# [Problem requirements]
Please write the listing below out again exactly, leaving every picture behind.

-------- Dataset extract

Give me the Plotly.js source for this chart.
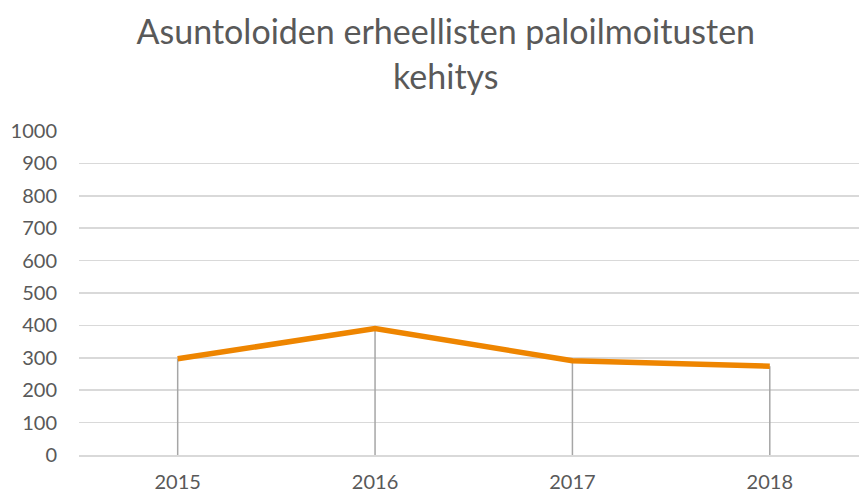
<!DOCTYPE html>
<html>
<head>
<meta charset="utf-8">
<script src="https://cdn.plot.ly/plotly-3.0.1.min.js"></script>
<style>html,body{margin:0;padding:0;background:#fff;}#chart{width:859px;height:493px;}</style>
</head>
<body>
<div id="chart"></div>
<script>
const years = ['2015', '2016', '2017', '2018'];
const values = [297, 390, 291, 274];
const yTicks = [0, 100, 200, 300, 400, 500, 600, 700, 800, 900, 1000];

const dropX = [], dropY = [];
years.forEach((yr, i) => { dropX.push(yr, yr, null); dropY.push(0, values[i], null); });

const traces = [
  {x: dropX, y: dropY, type: 'scatter', mode: 'lines', line: {color: '#a6a6a6', width: 1.5}, hoverinfo: 'skip', showlegend: false},
  {x: years, y: values, type: 'scatter', mode: 'lines', line: {color: '#ee8500', width: 5.5}, showlegend: false}
];

const layout = {
  width: 859, height: 493,
  paper_bgcolor: '#ffffff', plot_bgcolor: '#ffffff',
  margin: {l: 79, r: 0, t: 131, b: 38},
  title: {
    text: 'Asuntoloiden erheellisten paloilmoitusten<br>kehitys',
    font: {family: 'Lato', size: 34, color: '#595959'},
    x: 0.519, xanchor: 'center', y: 0.91, yanchor: 'middle'
  },
  xaxis: {
    type: 'category', range: [-0.5, 3.452],
    showgrid: false, zeroline: false,
    showline: true, linecolor: '#d9d9d9', linewidth: 1.5,
    ticks: '', tickfont: {family: 'Lato', size: 20, color: '#595959'},
    ticklabelstandoff: 8
  },
  yaxis: {
    range: [0, 1000], tickvals: yTicks,
    showgrid: true, gridcolor: '#d9d9d9', gridwidth: 1.5,
    zeroline: false, showline: false, ticks: '',
    tickfont: {family: 'Lato', size: 20, color: '#595959'},
    ticklabelstandoff: 21
  }
};

Plotly.newPlot('chart', traces, layout, {displayModeBar: false, staticPlot: true});
</script>
</body>
</html>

----------------

# [Finished exercise]
Give me the Plotly.js source for this chart.
<!DOCTYPE html>
<html>
<head>
<meta charset="utf-8">
<script src="https://cdn.plot.ly/plotly-3.0.1.min.js"></script>
<style>html,body{margin:0;padding:0;background:#fff;}#chart{width:859px;height:493px;}</style>
</head>
<body>
<div id="chart"></div>
<script>
const years = ['2015', '2016', '2017', '2018'];
const values = [297, 390, 291, 274];
const yTicks = [0, 100, 200, 300, 400, 500, 600, 700, 800, 900, 1000];

const dropX = [], dropY = [];
years.forEach((yr, i) => { dropX.push(yr, yr, null); dropY.push(0, values[i], null); });

const traces = [
  {x: dropX, y: dropY, type: 'scatter', mode: 'lines', line: {color: '#a6a6a6', width: 1.5}, hoverinfo: 'skip', showlegend: false},
  {x: years, y: values, type: 'scatter', mode: 'lines', line: {color: '#ee8500', width: 5.5}, showlegend: false}
];

const layout = {
  width: 859, height: 493,
  paper_bgcolor: '#ffffff', plot_bgcolor: '#ffffff',
  margin: {l: 79, r: 0, t: 131, b: 38},
  title: {
    text: 'Asuntoloiden erheellisten paloilmoitusten<br>kehitys',
    font: {family: 'Lato', size: 34, color: '#595959'},
    x: 0.519, xanchor: 'center', y: 0.91, yanchor: 'middle'
  },
  xaxis: {
    type: 'category', range: [-0.5, 3.452],
    showgrid: false, zeroline: false,
    showline: true, linecolor: '#d9d9d9', linewidth: 1.5,
    ticks: '', tickfont: {family: 'Lato', size: 20, color: '#595959'},
    ticklabelstandoff: 8
  },
  yaxis: {
    range: [0, 1000], tickvals: yTicks,
    showgrid: true, gridcolor: '#d9d9d9', gridwidth: 1.5,
    zeroline: false, showline: false, ticks: '',
    tickfont: {family: 'Lato', size: 20, color: '#595959'},
    ticklabelstandoff: 21
  }
};

Plotly.newPlot('chart', traces, layout, {displayModeBar: false, staticPlot: true});
</script>
</body>
</html>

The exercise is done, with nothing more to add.